Hadwin possesses a good book of correlating form too. He’s a past champion at the Valspar and that last start in Texas also rates nicely. With top 10s at El Camaleon in the Mayakoba Classic and at Sawgrass in THE PLAYERS Championship providing added confidence.
He’s had a week off following Texas. As shown above, this is rarely a negative here and with his game continuing to thrive, it was a no-brainer to include Hadwin amongst the selections this week.
After a couple of poor performances from Kevin Na, in missed cuts at the Arnold Palmer Invitational and at THE PLAYERS Championship, he has bounced back well in his next two starts. First making the last 16 in the WGC – Matchplay and then finishing 14th at The Masters, where he led the field in approach. He can continue that run this week at a venue in which he has a very strong record.
He has actually looked good with his irons for most of the year. Ranking 9th in approach when 13th in the Tournament of Champions and then ranked 8th when 20th in the Sony Open. The only blot was in the missed cut at Bay Hill, where he was pretty poor across the board.

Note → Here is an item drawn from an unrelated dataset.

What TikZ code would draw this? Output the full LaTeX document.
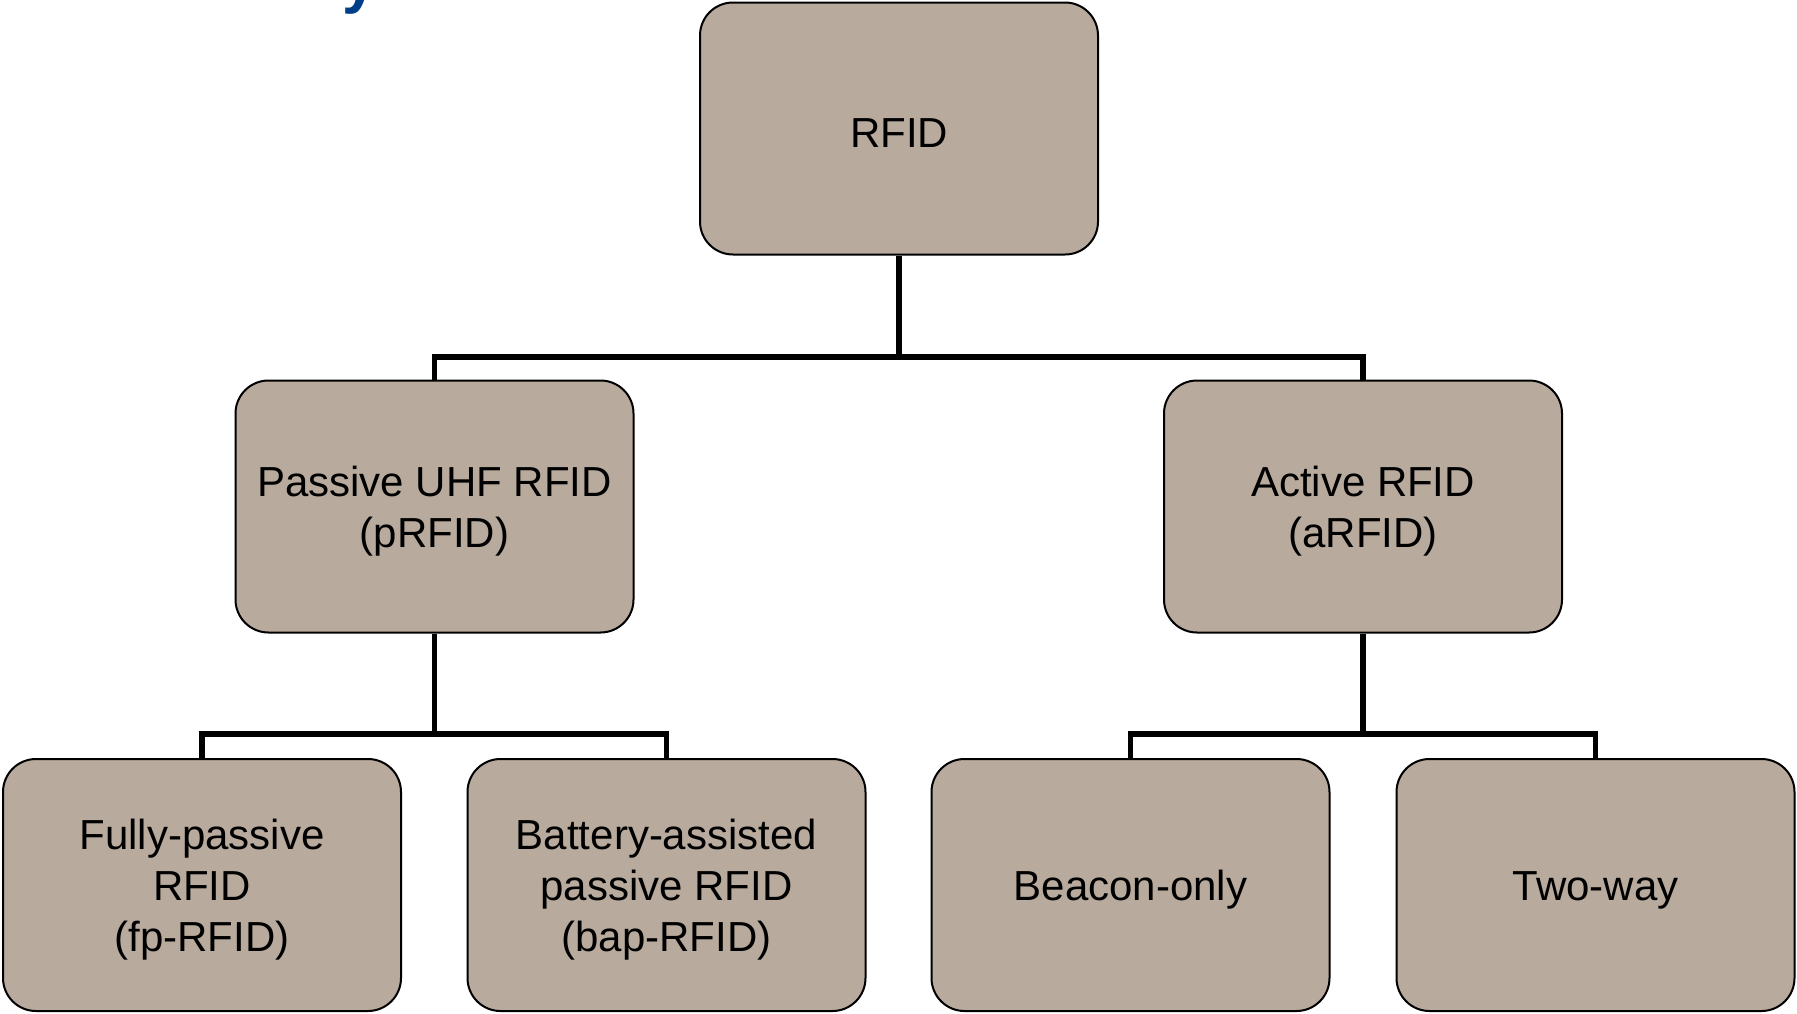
\documentclass[tikz,border=0pt]{standalone}
\usepackage{fontspec}
\setmainfont{Liberation Sans}
\definecolor{boxfill}{RGB}{184,170,157}
\definecolor{titleblue}{RGB}{0,62,135}
\tikzset{
  tbox/.style={draw=black, line width=2pt, fill=boxfill, rounded corners=33pt,
    minimum width=398pt, minimum height=252pt, inner sep=0pt,
    label={[boxtext]center:#1}},
  boxtext/.style={align=center, yshift=-5pt, inner sep=0pt,
    font=\fontsize{42}{51}\selectfont},
  conn/.style={draw=black, line width=5.5pt}
}
\begin{document}
\begin{tikzpicture}[x=1pt, y=-1pt]
\useasboundingbox (0,0) rectangle (1797,1013);
\node[anchor=base west, inner sep=0pt, text=titleblue, font=\bfseries\fontsize{62}{62}\selectfont] (title) at (342,1.5) {y};

\node[tbox={RFID}] (root) at (899,128.5) {};
\node[tbox={Passive UHF RFID\\(pRFID)}] (passive) at (434.5,506.5) {};
\node[tbox={Active RFID\\(aRFID)}] (active) at (1363,506.5) {};
\node[tbox={Fully-passive\\RFID\\(fp-RFID)}] (fp) at (202,885) {};
\node[tbox={Battery-assisted\\passive RFID\\(bap-RFID)}] (bap) at (666.5,885) {};
\node[tbox={Beacon-only}] (beacon) at (1130.5,885) {};
\node[tbox={Two-way}] (twoway) at (1595.5,885) {};

\coordinate (j1) at (899,357);
\coordinate (j2) at (434.5,734);
\coordinate (j3) at (1363,734);

\draw[conn] (root.south) -- (j1);
\draw[conn] (passive.north) |- (j1) -| (active.north);
\draw[conn] (passive.south) -- (j2);
\draw[conn] (fp.north) |- (j2) -| (bap.north);
\draw[conn] (active.south) -- (j3);
\draw[conn] (beacon.north) |- (j3) -| (twoway.north);
\end{tikzpicture}
\end{document}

He’s played in the RBC Heritage 15 times and missed just four cuts, hitting the top 10 on five occasions, with 4th place finishes in 2007 and 2016 his standout efforts. Na most notably plays very well here on and around-the-greens but it’s no coincidence that the best of his results at Harbour Town have come when he’s been on a going week with the irons. Something I’m very much hoping he can carry over from last week.
Na has a bunch of strong correlating form. He’s a past winner of the Sony Open and has other top 5 finishes both at the Mayakoba Classic and Valspar Championship. These kind of tests, which negate the ability of the longer, stronger drivers to overpower the course are very much his bag.

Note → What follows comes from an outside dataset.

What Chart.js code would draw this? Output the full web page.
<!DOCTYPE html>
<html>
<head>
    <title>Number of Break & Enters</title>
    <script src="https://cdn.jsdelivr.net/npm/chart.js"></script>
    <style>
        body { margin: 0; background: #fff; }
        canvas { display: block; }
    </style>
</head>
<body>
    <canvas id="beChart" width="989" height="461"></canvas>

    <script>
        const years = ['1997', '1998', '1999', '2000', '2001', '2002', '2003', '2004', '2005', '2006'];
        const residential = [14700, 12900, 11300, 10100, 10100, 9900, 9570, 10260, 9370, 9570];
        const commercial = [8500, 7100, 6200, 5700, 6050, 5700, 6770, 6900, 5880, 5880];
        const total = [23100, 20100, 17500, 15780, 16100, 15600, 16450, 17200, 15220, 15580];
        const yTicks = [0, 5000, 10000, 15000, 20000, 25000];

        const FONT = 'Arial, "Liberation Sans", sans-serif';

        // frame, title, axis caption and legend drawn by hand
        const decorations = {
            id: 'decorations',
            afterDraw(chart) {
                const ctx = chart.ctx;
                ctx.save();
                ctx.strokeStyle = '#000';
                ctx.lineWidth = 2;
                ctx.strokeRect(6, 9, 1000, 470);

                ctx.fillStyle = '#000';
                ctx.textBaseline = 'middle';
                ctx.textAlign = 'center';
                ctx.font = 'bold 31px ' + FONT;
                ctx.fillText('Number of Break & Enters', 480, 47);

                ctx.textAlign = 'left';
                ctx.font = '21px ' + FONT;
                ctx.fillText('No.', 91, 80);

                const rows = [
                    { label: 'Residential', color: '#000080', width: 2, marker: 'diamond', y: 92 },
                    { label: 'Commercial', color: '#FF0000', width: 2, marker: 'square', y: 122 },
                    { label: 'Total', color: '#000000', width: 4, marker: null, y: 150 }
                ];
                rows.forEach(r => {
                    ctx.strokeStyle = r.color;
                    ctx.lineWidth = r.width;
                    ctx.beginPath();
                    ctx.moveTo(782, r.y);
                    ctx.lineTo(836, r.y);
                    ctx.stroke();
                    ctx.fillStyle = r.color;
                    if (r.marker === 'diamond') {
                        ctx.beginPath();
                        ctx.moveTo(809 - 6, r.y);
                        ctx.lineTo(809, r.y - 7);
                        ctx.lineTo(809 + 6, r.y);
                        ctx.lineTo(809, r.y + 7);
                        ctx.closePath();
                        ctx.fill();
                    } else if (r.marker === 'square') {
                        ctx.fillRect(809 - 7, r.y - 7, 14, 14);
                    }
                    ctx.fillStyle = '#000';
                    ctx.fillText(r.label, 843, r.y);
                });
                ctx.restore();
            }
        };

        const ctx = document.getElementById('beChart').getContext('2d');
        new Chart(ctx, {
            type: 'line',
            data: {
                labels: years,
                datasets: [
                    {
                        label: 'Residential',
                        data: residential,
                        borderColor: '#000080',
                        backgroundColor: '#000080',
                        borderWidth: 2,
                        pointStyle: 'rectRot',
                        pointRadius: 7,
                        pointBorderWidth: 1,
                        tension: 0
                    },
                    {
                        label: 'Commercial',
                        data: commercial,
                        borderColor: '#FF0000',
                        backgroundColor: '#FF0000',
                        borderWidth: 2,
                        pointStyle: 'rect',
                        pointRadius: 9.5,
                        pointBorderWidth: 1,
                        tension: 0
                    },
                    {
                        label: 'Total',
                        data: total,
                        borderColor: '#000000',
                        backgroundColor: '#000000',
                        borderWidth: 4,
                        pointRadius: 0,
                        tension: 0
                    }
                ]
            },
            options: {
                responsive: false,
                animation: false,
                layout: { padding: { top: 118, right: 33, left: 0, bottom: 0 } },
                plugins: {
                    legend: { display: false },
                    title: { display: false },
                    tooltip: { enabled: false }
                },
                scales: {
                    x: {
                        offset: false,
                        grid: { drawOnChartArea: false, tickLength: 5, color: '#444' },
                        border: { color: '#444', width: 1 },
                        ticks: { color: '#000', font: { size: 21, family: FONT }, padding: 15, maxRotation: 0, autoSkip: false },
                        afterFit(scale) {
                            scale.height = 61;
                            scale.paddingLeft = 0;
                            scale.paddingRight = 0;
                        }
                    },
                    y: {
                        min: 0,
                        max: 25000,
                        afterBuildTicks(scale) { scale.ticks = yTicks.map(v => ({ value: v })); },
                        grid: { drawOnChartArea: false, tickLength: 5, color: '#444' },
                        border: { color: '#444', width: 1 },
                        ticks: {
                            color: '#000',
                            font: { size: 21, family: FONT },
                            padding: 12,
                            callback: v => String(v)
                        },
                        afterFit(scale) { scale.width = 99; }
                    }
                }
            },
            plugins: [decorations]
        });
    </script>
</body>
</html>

Leading the field in approach is always an eye-catcher for me but Na doing it at The Masters, on a course longer and more open than ideal really stood out and if able to keep that going this week, looks an obvious danger on this suitable setup.
I liked a few at three-figures but none appealed more than Brendon Todd. Whose steady, straight ball-striking and quality short-game can see him pick up where he left off last time out, when finishing 8th in Texas.

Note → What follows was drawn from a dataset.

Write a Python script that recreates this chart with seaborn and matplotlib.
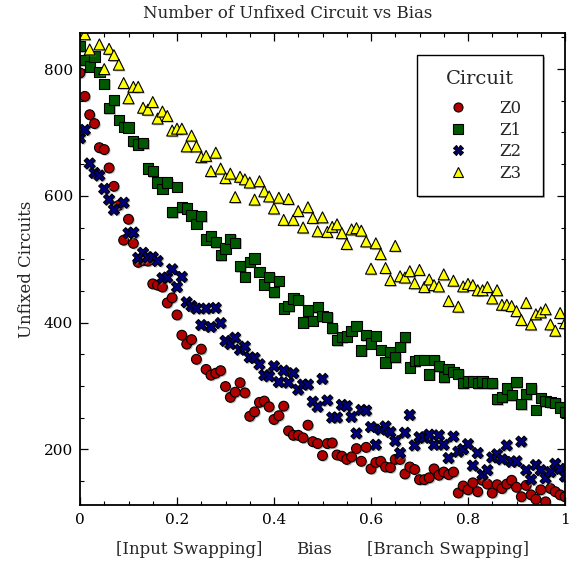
import numpy as np
import pandas as pd
import matplotlib
matplotlib.use("Agg")
import matplotlib.pyplot as plt
import matplotlib.patheffects as pe
from matplotlib.patches import Rectangle
from matplotlib.ticker import MultipleLocator, FuncFormatter
import seaborn as sns

# Bias sweep: 0 .. 1 in steps of 0.01
bias = [round(i / 100, 2) for i in range(101)]

circuits = ["Z0", "Z1", "Z2", "Z3"]

z0 = [794, 757, 728, 714, 676, 673, 644, 615, 585, 530,
      563, 525, 495, 498, 497, 461, 459, 456, 431, 439,
      412, 380, 366, 373, 342, 358, 326, 317, 320, 324,
      299, 282, 290, 305, 289, 252, 259, 274, 276, 267,
      247, 253, 268, 229, 222, 222, 218, 238, 212, 209,
      190, 209, 210, 191, 189, 184, 188, 201, 181, 203,
      169, 179, 181, 172, 171, 184, 184, 161, 172, 168,
      152, 152, 155, 169, 159, 164, 160, 164, 131, 142,
      136, 147, 133, 151, 145, 131, 144, 138, 145, 151,
      140, 125, 143, 128, 121, 136, 117, 138, 133, 128,
      125]

z1 = [836, 814, 804, 820, 796, 777, 738, 751, 720, 709,
      708, 686, 681, 683, 643, 639, 621, 611, 621, 574,
      614, 582, 580, 569, 556, 568, 531, 537, 527, 506,
      517, 532, 526, 489, 472, 496, 501, 480, 460, 472,
      448, 466, 422, 426, 438, 436, 400, 419, 403, 424,
      410, 409, 391, 372, 377, 378, 387, 395, 356, 380,
      367, 379, 357, 337, 353, 345, 362, 377, 329, 339,
      341, 341, 318, 341, 331, 314, 327, 322, 319, 304,
      307, 307, 304, 307, 304, 304, 279, 282, 296, 285,
      306, 271, 287, 296, 262, 281, 276, 274, 273, 266,
      259]

z2 = [691, 704, 651, 636, 632, 611, 594, 578, np.nan, 589,
      541, 542, 502, 510, 503, 503, 497, 470, 471, 484,
      456, 472, 432, 426, 422, 396, 422, 393, 423, 399,
      371, 366, 376, 357, 362, 345, 344, 334, 317, 315,
      331, 306, 324, 305, 320, 294, 302, 302, 275, 267,
      311, 277, 250, 250, 270, 268, 251, 225, 262, 261,
      235, 207, 231, 236, 227, 213, 194, 226, 254, 206,
      219, 218, 223, 207, 222, 207, 186, 220, 196, 200,
      208, 174, 194, 160, 167, 187, 192, 184, 206, 180,
      181, 212, 167, 152, 175, 167, 154, 164, 177, 169,
      157]

z3 = [np.nan, 855, 831, np.nan, 839, 800, 832, 822, 807, 778,
      754, 772, 772, 739, 736, 748, 722, 733, 726, 703,
      706, 706, 678, 695, 678, 661, 663, 639, 668, 643,
      628, 635, 598, 630, 626, 621, 594, 623, 607, 599,
      580, 597, 562, 595, 562, 576, 550, 582, 565, 544,
      566, 543, 551, 555, 541, 524, 547, 549, 545, 528,
      485, 525, 508, 486, 467, 521, 473, 471, 481, 462,
      483, 456, 468, 459, 457, 476, 434, 466, 425, 457,
      461, 459, 451, 451, 456, 438, 451, 428, 428, 426,
      418, 404, 431, 397, 413, 416, 421, 397, 387, 415,
      399]

x_ticks = [0, 0.2, 0.4, 0.6, 0.8, 1]
y_ticks = [200, 400, 600, 800]

df = pd.concat(
    [pd.DataFrame({"Bias": bias, "Unfixed": vals, "Circuit": name})
     for name, vals in zip(circuits, [z0, z1, z2, z3])],
    ignore_index=True,
).dropna()

palette = {"Z0": "#b00000", "Z1": "#005800", "Z2": "#00007e", "Z3": "#ffff00"}
markers = {"Z0": "o", "Z1": "s", "Z2": "X", "Z3": "^"}
sizes = {"Z0": 50, "Z1": 54, "Z2": 64, "Z3": 62}

sns.set_theme(style="ticks")
plt.rcParams["font.family"] = ["DejaVu Serif"]
plt.rcParams["mathtext.fontset"] = "dejavuserif"

W, H = 579, 563
fig = plt.figure(figsize=(W / 100, H / 100), dpi=100)
ax = fig.add_axes([80 / W, 1 - 505 / H, 485 / W, 472 / H])


def ax_xy(px, py):
    """Pixel position inside the figure -> axes fraction."""
    return (px - 80) / 485, (505 - py) / 472


shadow = [pe.SimplePatchShadow(offset=(1.0, -1.0), shadow_rgbFace="0.55", alpha=0.55),
          pe.Normal()]

for name in circuits:
    sub = df[df["Circuit"] == name]
    sns.scatterplot(data=sub, x="Bias", y="Unfixed", ax=ax,
                    color=palette[name], marker=markers[name], s=sizes[name],
                    edgecolor="black", linewidth=0.8, legend=False)
for coll in ax.collections:
    coll.set_path_effects(shadow)

ax.set_xlim(0, 1)
ax.set_ylim(112, 857)
ax.set_xticks(x_ticks)
ax.set_yticks(y_ticks)
ax.xaxis.set_minor_locator(MultipleLocator(0.05))
ax.yaxis.set_minor_locator(MultipleLocator(50))
ax.xaxis.set_major_formatter(FuncFormatter(lambda v, p: f"{v:g}"))
ax.tick_params(which="both", direction="in", top=True, right=True,
               colors="black", labelsize=11)
ax.tick_params(which="major", length=6, width=0.9)
ax.tick_params(which="minor", length=3.2, width=0.8)
ax.tick_params(axis="x", which="major", pad=6)
ax.tick_params(axis="y", which="major", pad=5)
for side in ["left", "right", "top", "bottom"]:
    ax.spines[side].set_visible(True)
    ax.spines[side].set_color("black")
    ax.spines[side].set_linewidth(1.3)

ax.set_xlabel("")
ax.set_ylabel("Unfixed Circuits", fontsize=12, labelpad=6)

fig.suptitle("Number of Unfixed Circuit vs Bias", x=0.497, y=1 - 13 / H,
             va="center", fontsize=12)
fig.text(189.5 / W, 1 - 549 / H, "[Input Swapping]", ha="center", va="center", fontsize=12)
fig.text(314 / W, 1 - 549 / H, "Bias", ha="center", va="center", fontsize=12)
fig.text(448 / W, 1 - 549 / H, "[Branch Swapping]", ha="center", va="center", fontsize=12)

# Legend: framed box, title and entries
x0, y0 = ax_xy(417, 196)
x1, y1 = ax_xy(543, 55)
box = Rectangle((x0, y0), x1 - x0, y1 - y0, transform=ax.transAxes,
                facecolor="white", edgecolor="black", linewidth=1.0, zorder=4,
                path_effects=[pe.SimplePatchShadow(offset=(1.5, -1.5),
                                                   shadow_rgbFace="0.5", alpha=0.6),
                              pe.Normal()])
ax.add_patch(box)
tx, ty = ax_xy(480, 79)
ax.text(tx, ty, "Circuit", transform=ax.transAxes, ha="center", va="center",
        fontsize=14, zorder=6)

handles = [plt.Line2D([], [], linestyle="none", marker=markers[n], markersize=6.5,
                      markerfacecolor=palette[n], markeredgecolor="black",
                      markeredgewidth=0.8) for n in circuits]
lx, ly = ax_xy(437, 141)
leg = ax.legend(handles, circuits, loc="center left", bbox_to_anchor=(lx, ly),
                fontsize=12, frameon=False, borderpad=0, borderaxespad=0,
                handlelength=2.52, handletextpad=1.2, labelspacing=0.27)
leg.set_zorder(6)

fig.savefig("out.png", dpi=100)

Todd by no means had a poor start to his year, he only missed one cut in his first six starts and put up a couple of real solid efforts, when finishing 16th at Pebble Beach and 26th in Phoenix. His irons looked in good shape at that point and following a few weeks of poor iron play following the Phoenix, he found his form again at the Valspar, where he only missed the cut due to an unusually poor week on the greens and once again produced positive strokes-gained numbers last time out in Texas.
In addition to the good signs in approach, Todd is amongst the straightest drivers and best putters on tour, ranking 11th and 10th respectively, with 30th in scrambling also a big plus around Harbour Town.
He has gone really well here before, when finishing 4th in 2015. Other than that his record is surprisingly underwhelming with three missed cuts and finishes of 38th and 39th. Though he does have some strong correlating form, as a winner of the Mayakoba and also possessing top 10s in the Texas Open.
Todd has had a good year so far, with that 8th place finish last time out his best effort of the year. At a course where he’s proven he can contend before and with the quality he’s once again showing in approach, this straight, steady player looks the ideal type to cause an upset to some of these bigger names this week.